Avec une once d'honnêteté vous constaterez combien Gary est lucide: notre époque manque cruellement de vitalité, les gens sont blasés, anesthésiés ; c'est l'abattement général qui enterre la spontanéité d'antan. Merci univers numérique qui fait de nous des assistés pour conduire, marcher, se détendre, et maintenant... penser, puisque toute tentative de réflexion est systématiquement punie, voir l'affaire Richard Millet, par exemple: avant même de le lire, les gardiens du temple ont sonné l'hallali et lapidé l'un des derniers troublions des Lettres, affaire classée.

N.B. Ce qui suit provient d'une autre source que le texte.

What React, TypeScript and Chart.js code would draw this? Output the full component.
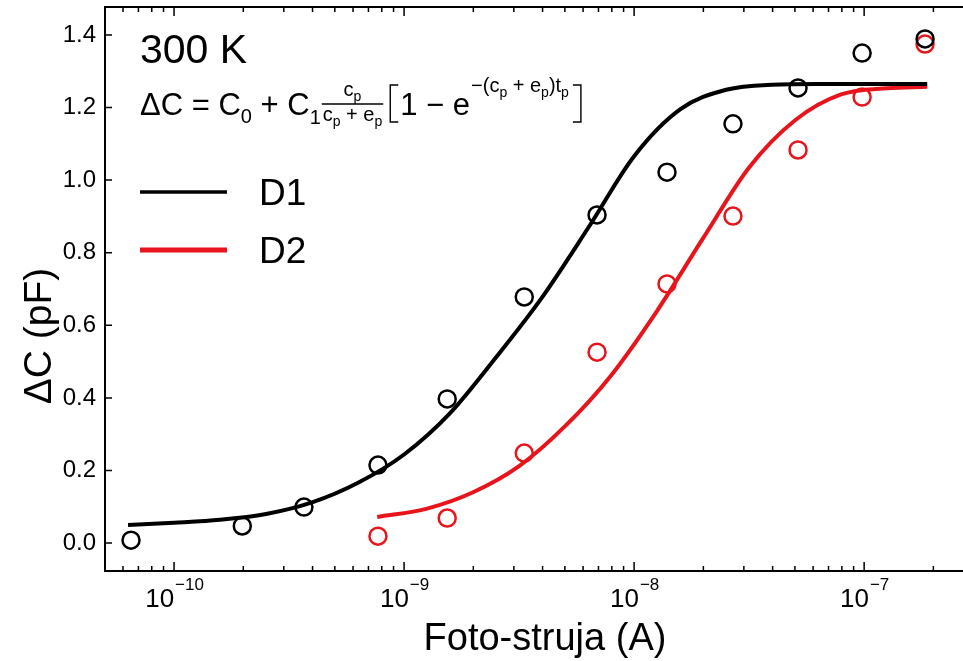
import React, { useEffect, useRef } from 'react';
import { Chart, registerables } from 'chart.js';

Chart.register(...registerables);

// ---- data ----
const d1X = [6.5e-11, 1.98e-10, 3.67e-10, 7.7e-10, 1.54e-9, 3.33e-9, 6.9e-9, 1.39e-8, 2.69e-8, 5.16e-8, 9.8e-8, 1.84e-7];
const d1Y = [0.008, 0.047, 0.099, 0.215, 0.397, 0.678, 0.904, 1.022, 1.155, 1.254, 1.35, 1.389];
const d2X = [7.7e-10, 1.54e-9, 3.33e-9, 6.9e-9, 1.39e-8, 2.69e-8, 5.16e-8, 9.8e-8, 1.84e-7];
const d2Y = [0.019, 0.069, 0.248, 0.526, 0.714, 0.901, 1.083, 1.229, 1.375];

const fit1X = [6.31e-11, 1.0e-10, 1.585e-10, 2.512e-10, 3.981e-10, 6.31e-10, 1.0e-9, 1.585e-9, 2.512e-9, 3.981e-9, 6.31e-9, 1.0e-8, 1.585e-8, 2.512e-8, 3.981e-8, 6.31e-8, 1.88e-7];
const fit1Y = [0.05, 0.056, 0.064, 0.08, 0.112, 0.166, 0.244, 0.358, 0.512, 0.677, 0.868, 1.066, 1.195, 1.249, 1.263, 1.265, 1.265];
const fit2X = [7.64e-10, 1.259e-9, 1.995e-9, 3.162e-9, 5.012e-9, 7.943e-9, 1.259e-8, 1.995e-8, 3.162e-8, 5.012e-8, 7.943e-8, 1.259e-7, 1.88e-7];
const fit2Y = [0.072, 0.095, 0.14, 0.212, 0.322, 0.462, 0.64, 0.84, 1.035, 1.165, 1.236, 1.253, 1.257];

const yTicks = [0, 0.2, 0.4, 0.6, 0.8, 1.0, 1.2, 1.4];
const xMajor = [1e-10, 1e-9, 1e-8, 1e-7];
const xMajorExp = ['\u221210', '\u22129', '\u22128', '\u22127'];
const xMinorMult = [2, 3, 4, 5, 6, 7, 8, 9];

const seriesNames = ['D1', 'D2'];
const tempLabel = '300 K';
const xTitle = 'Foto-struja (A)';
const yTitle = '\u0394C (pF)';

const X_MIN = 5.01e-11;
const X_MAX = 2.69e-7;
const Y_MIN = -0.077;
const Y_MAX = 1.477;

const BLACK = '#000000';
const RED = '#e8141c';
const FONT = "'Liberation Sans', Arial, sans-serif";

const pts = (xs: number[], ys: number[]) => xs.map((x, i) => ({ x, y: ys[i] }));

function buildXTicks() {
  const out: { value: number; major: boolean }[] = [];
  for (const m of [1e-11, ...xMajor]) {
    if (m >= X_MIN && m <= X_MAX) out.push({ value: m, major: true });
    for (const k of xMinorMult) {
      const v = m * k;
      if (v >= X_MIN && v <= X_MAX) out.push({ value: v, major: false });
    }
  }
  return out.sort((a, b) => a.value - b.value);
}

const decorPlugin = {
  id: 'decor',
  afterDraw(chart: any) {
    const ctx = chart.ctx as CanvasRenderingContext2D;
    const { left, right, top, bottom } = chart.chartArea;
    const xs = chart.scales.x;
    const ys = chart.scales.y;
    ctx.save();
    ctx.strokeStyle = BLACK;
    ctx.fillStyle = BLACK;

    // frame lines
    ctx.lineWidth = 2;
    ctx.beginPath();
    ctx.moveTo(left, top);
    ctx.lineTo(right, top);
    ctx.moveTo(left, top - 1);
    ctx.lineTo(left, bottom + 1);
    ctx.moveTo(left - 1, bottom);
    ctx.lineTo(right, bottom);
    ctx.stroke();

    // x ticks (bottom and top, inward)
    ctx.lineWidth = 1.5;
    ctx.beginPath();
    for (const t of xs.ticks) {
      const px = xs.getPixelForValue(t.value);
      if (px < left || px > right) continue;
      const len = t.major ? 9 : 5;
      ctx.moveTo(px, bottom);
      ctx.lineTo(px, bottom - len);
      ctx.moveTo(px, top);
      ctx.lineTo(px, top + len);
    }
    // y ticks inward
    for (const t of ys.ticks) {
      const py = ys.getPixelForValue(t.value);
      ctx.moveTo(left, py);
      ctx.lineTo(left + 7, py);
    }
    ctx.stroke();

    // x tick labels 10^n
    ctx.textBaseline = 'alphabetic';
    xMajor.forEach((v, i) => {
      const px = xs.getPixelForValue(v);
      ctx.font = `26px ${FONT}`;
      const w1 = ctx.measureText('10').width;
      ctx.font = `17px ${FONT}`;
      const w2 = ctx.measureText(xMajorExp[i]).width;
      const x0 = px - (w1 + w2) / 2;
      ctx.font = `26px ${FONT}`;
      ctx.textAlign = 'left';
      ctx.fillText('10', x0, bottom + 36);
      ctx.font = `17px ${FONT}`;
      ctx.fillText(xMajorExp[i], x0 + w1 + 1, bottom + 19);
    });

    // axis titles
    ctx.font = `38px ${FONT}`;
    ctx.textAlign = 'center';
    ctx.textBaseline = 'alphabetic';
    ctx.fillText(xTitle, 545, 650);
    ctx.save();
    ctx.translate(51, 336);
    ctx.rotate(-Math.PI / 2);
    ctx.font = `39px ${FONT}`;
    ctx.fillText(yTitle, 0, 0);
    ctx.restore();

    // 300 K
    ctx.textAlign = 'left';
    ctx.font = `41px ${FONT}`;
    ctx.fillText(tempLabel, 140, 63);

    // formula
    const F = 31, S = 20, SS = 14;
    const base = 115;
    let cx = 140;
    const put = (t: string, size: number, y: number) => {
      ctx.font = `${size}px ${FONT}`;
      ctx.fillText(t, cx, y);
      const w = ctx.measureText(t).width;
      cx += w;
      return w;
    };
    const meas = (t: string, size: number) => {
      ctx.font = `${size}px ${FONT}`;
      return ctx.measureText(t).width;
    };
    put('\u0394C = C', F, base);
    put('0', S, base + 8);
    put(' + C', F, base);
    put('1', S, base + 9);
    cx += 1;
    // fraction
    const denW = meas('c', S) + meas('p', SS) + meas(' + ', S) + meas('e', S) + meas('p', SS);
    const numW = meas('c', S) + meas('p', SS);
    const fx = cx;
    const lineY = 104;
    ctx.lineWidth = 1.3;
    ctx.beginPath();
    ctx.moveTo(fx, lineY);
    ctx.lineTo(fx + denW + 2, lineY);
    ctx.stroke();
    cx = fx + 1 + (denW - numW) / 2;
    put('c', S, lineY - 8);
    put('p', SS, lineY - 3);
    cx = fx + 1;
    put('c', S, lineY + 17);
    put('p', SS, lineY + 22);
    put(' + ', S, lineY + 17);
    put('e', S, lineY + 17);
    put('p', SS, lineY + 22);
    cx = fx + denW + 9;
    // left bracket
    ctx.lineWidth = 1.4;
    ctx.beginPath();
    ctx.moveTo(cx + 8, 85);
    ctx.lineTo(cx, 85);
    ctx.lineTo(cx, 122);
    ctx.lineTo(cx + 8, 122);
    ctx.stroke();
    cx += 10;
    put('1 \u2212 e', F, base);
    cx += 1;
    const sb = 92;
    put('\u2212(c', S, sb);
    put('p', SS, sb + 5);
    put(' + e', S, sb);
    put('p', SS, sb + 5);
    put(')t', S, sb);
    put('p', SS, sb + 5);
    cx += 4;
    ctx.beginPath();
    ctx.moveTo(cx, 85);
    ctx.lineTo(cx + 8, 85);
    ctx.lineTo(cx + 8, 122);
    ctx.lineTo(cx, 122);
    ctx.stroke();

    // legend
    ctx.lineCap = 'butt';
    ctx.lineWidth = 3.5;
    ctx.strokeStyle = BLACK;
    ctx.beginPath();
    ctx.moveTo(140, 192);
    ctx.lineTo(227, 192);
    ctx.stroke();
    ctx.lineWidth = 5;
    ctx.strokeStyle = RED;
    ctx.beginPath();
    ctx.moveTo(140, 250);
    ctx.lineTo(227, 250);
    ctx.stroke();
    ctx.fillStyle = BLACK;
    ctx.font = `37px ${FONT}`;
    ctx.fillText(seriesNames[0], 259, 205);
    ctx.fillText(seriesNames[1], 259, 263);

    ctx.restore();
  },
};

export default function App() {
  const ref = useRef<HTMLCanvasElement | null>(null);

  useEffect(() => {
    if (!ref.current) return;
    const chart = new Chart(ref.current, {
      type: 'scatter',
      data: {
        datasets: [
          {
            label: seriesNames[0] + ' fit',
            data: pts(fit1X, fit1Y),
            showLine: true,
            borderColor: BLACK,
            borderWidth: 4,
            pointRadius: 0,
            cubicInterpolationMode: 'monotone',
          } as any,
          {
            label: seriesNames[0],
            data: pts(d1X, d1Y),
            showLine: false,
            pointRadius: 8.5,
            pointBorderWidth: 2.5,
            pointBorderColor: BLACK,
            pointBackgroundColor: 'rgba(0,0,0,0)',
          },
          {
            label: seriesNames[1] + ' fit',
            data: pts(fit2X, fit2Y),
            showLine: true,
            borderColor: RED,
            borderWidth: 4,
            pointRadius: 0,
            cubicInterpolationMode: 'monotone',
          } as any,
          {
            label: seriesNames[1],
            data: pts(d2X, d2Y),
            showLine: false,
            pointRadius: 8.5,
            pointBorderWidth: 2.5,
            pointBorderColor: RED,
            pointBackgroundColor: 'rgba(0,0,0,0)',
          },
        ],
      },
      options: {
        animation: false,
        responsive: false,
        devicePixelRatio: 1,
        layout: { autoPadding: false, padding: { top: 7, right: 0, left: 0, bottom: 0 } },
        plugins: { legend: { display: false }, tooltip: { enabled: false } },
        scales: {
          x: {
            type: 'logarithmic',
            position: 'bottom',
            min: X_MIN,
            max: X_MAX,
            afterBuildTicks: (s: any) => {
              s.ticks = buildXTicks();
            },
            ticks: { display: false },
            grid: { display: false, drawTicks: false },
            border: { display: false },
            title: { display: false, text: xTitle },
            afterFit: (s: any) => {
              s.height = 90;
              s.paddingLeft = 0;
              s.paddingRight = 0;
            },
          },
          y: {
            type: 'linear',
            min: Y_MIN,
            max: Y_MAX,
            afterBuildTicks: (s: any) => {
              s.ticks = yTicks.map((v) => ({ value: v }));
            },
            ticks: {
              color: BLACK,
              font: { family: FONT, size: 24 },
              padding: 9,
              callback: (v: any) => Number(v).toFixed(1),
            },
            grid: { display: false, drawTicks: false },
            border: { display: false },
            title: { display: false, text: yTitle },
            afterFit: (s: any) => {
              s.width = 105;
              s.paddingTop = 0;
              s.paddingBottom = 0;
            },
          },
        },
      },
      plugins: [decorPlugin],
    });
    return () => chart.destroy();
  }, []);

  return (
    <div style={{ position: 'fixed', left: 0, top: 0, width: 963, height: 661, background: '#fff' }}>
      <canvas ref={ref} width={963} height={661} style={{ display: 'block' }} />
    </div>
  );
}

Native du Danemark, Pia Petersen livre une réflexion magistrale sur le devenir de l'humanité, rien de moins, car sans poète, sans écrivain, le monde mourra tout aussi vite qu'il le ferait sans beauté, donc sans art et sans musique.
Distillé dans une langue française magnifiquement drapée dans un style limpide et imagé où les dialogues sont adroitement et diablement bien emmenés, enchâssés dans la phrase, un peu à la manière de Saramago mais avec une nouvelle trouvaille qui enchante tant elle démontre que l'on peut encore renouveler la langue française; et il aura fallu une fois de plus que ce soit de l'étranger qu'un regard neuf se pose sur notre syntaxe pour mieux la réveiller et l'habiller de ses plus beaux atours, son propos n'en est pas moins sidérant et la chute dramatiquement théâtrale pour bien signifier que la sauvegarde de notre âme passera inéluctablement par le sacrifice car c'est au seul prix du sang que les choses bougeront.

Du sang des tripes, disait Céline, il faut mettre sa peau sur la table!

Nul doute que Pia Petersen s'en est souvenue quand elle a entrepris son projet littéraire. Respect.